Que doit faire l’Etat du Sénégal pour avoir une industrie du livre digne de ce nom ? Il doit créer un «Fonds du livre et de la lecture». C’est la principale recommandation du Forum national du livre et de la lecture. Ce fonds, d’après les acteurs, serait alimenté par une taxation des grandes entreprises présentes dans le numérique. Par Malick GAYE –
Comment faire pour jeter les bases d’une véritable industrie du livre ? C’est la question à laquelle les acteurs du secteur ont tenté d’apporter une réponse. Durant deux jours, éditeurs, auteurs, autorités politiques et passionnés de la lecture étaient en conclave à Dakar pour réfléchir sur les axes suivants : «Le cadre législatif, réglementaire et institutionnel ; la création, l’édition et la diffusion ; le réseau de lecture publique, la distribution, les acteurs et l’accès au livre ; le livre numérique, l’innovation et le patrimoine ; les langues nationales, la formation et la coopération.» Le prétexte était le Forum du livre et de la lecture. Ainsi, plusieurs recommandations ont été formulées pour impulser le secteur.
Pour le cadre législatif, réglementaire et institutionnel, les acteurs ont proposé «la mise en place d’un Fonds pour le livre et la lecture». Un fonds qui devra être alimenté essentiellement par une taxation, notamment des Gafam, les géants du numérique. La «création d’une carte professionnelle pour formaliser le statut des acteurs du livre, renforçant leur reconnaissance officielle», a été aussi proposée. En ce qui concerne la diversité éditoriale, la valorisation de la bande dessinée et la facilitation de la publication en langues nationales, la création d’un fonds dédié a été mise sur la table. Les acteurs du livre ont souhaité la réduction des taxes à l’import-export, notamment sur le matériel, pour rendre le livre plus accessible. Pour la décentralisation et les infrastructures, il a été proposé de moderniser les bibliothèques communales, de créer des bibliothèques dans les écoles qui en sont dépourvues.
Pour la création, l’édition et la diffusion, les acteurs souhaitent avoir un appui de l’Etat plus conséquent. Ils veulent «des bourses d’écriture, l’affectation et la réhabilitation d’infrastructures de résidence d’écriture, par exemple la mise à disposition d’espaces institutionnels aux écrivains pour des résidences d’écriture, ex : Musée Senghor». Ils souhaitent aussi que l’Etat «favorise des activités de médiation des écrivains en résidence dans les écoles sénégalaises pour accompagner les élèves, contribuer à rehausser leur capacité rédactionnelle et promouvoir davantage les récits et livres sénégalais». Dans la même logique, les acteurs encouragent les médias dans le développement d’émissions de promotion du livre et de la lecture.
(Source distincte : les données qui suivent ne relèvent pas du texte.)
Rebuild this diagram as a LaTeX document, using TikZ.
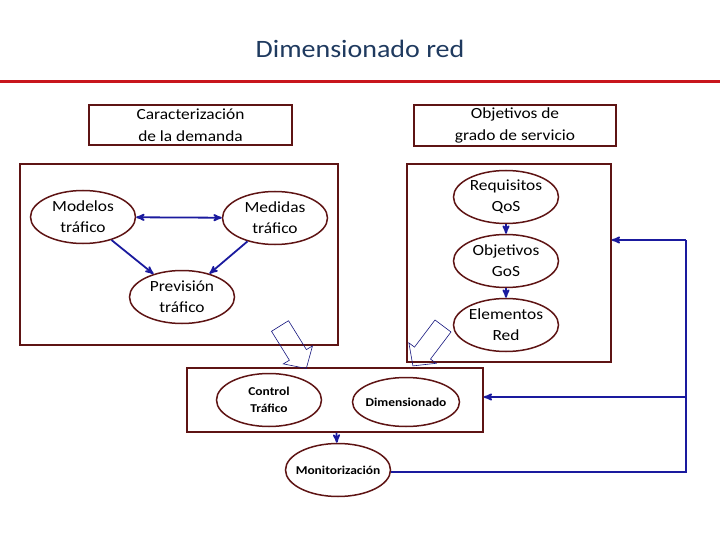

Pour booster la lecture et par la même occasion développer le réseau de lecteurs, il a éte recommandé de «renforcer le dispositif de lecture publique, ce qui passe par une multiplication des bibliothèques et des Centres de lecture et d’animation culturelle (Clac) -y compris dans les écoles, les universités et l’environnement des foyers religieux et des daaras-, dans les communes et les quartiers. Cela passe par la valorisation d’initiatives originales pour permettre l’accès au livre dans les terroirs, mais également le plaidoyer à destination des collectivités locales, des ministères de l’Enseignement supérieur, de l’Education nationale, de la Jeunesse et des sports, des Collectivités territoriales, entre autres».
Toujours dans cette logique de développer le secteur, les acteurs ont demandé l’érection, dans les meilleurs délais, d’une bibliothèque nationale et l’intégration de la dimension virtuelle à cette bibliothèque pour qu’elle soit une vitrine de la mémoire, de la créativité et de la souveraineté culturelle nationale, de la conservation du patrimoine matériel et immatériel, de la documentation des savoirs endogènes. Enfin, l’institution d’une Journée internationale du pulaar sous l’égide de l’Unesco, à l’image de la Journée de la langue soninké célébrée le 25 septembre de chaque année, a été proposée. Tout comme l’érection du wolof au rang de langue officielle, aux côtés du français, non pas en position de supériorité sur les autres langues nationales, mais en raison de son rôle fédérateur et de sa large portée communicationnelle.
Présent lors de la cérémonie de clôture hier, le ministre de la Culture a promis de porter le plaidoyer de la création d’une bibliothèque nationale. Amadou Bâ s’est dit ouvert à regarder la faisabilité de certaines taxes en faveur des acteurs. Il a aussi promis de mettre en place un dispositif de suivi des recommandations.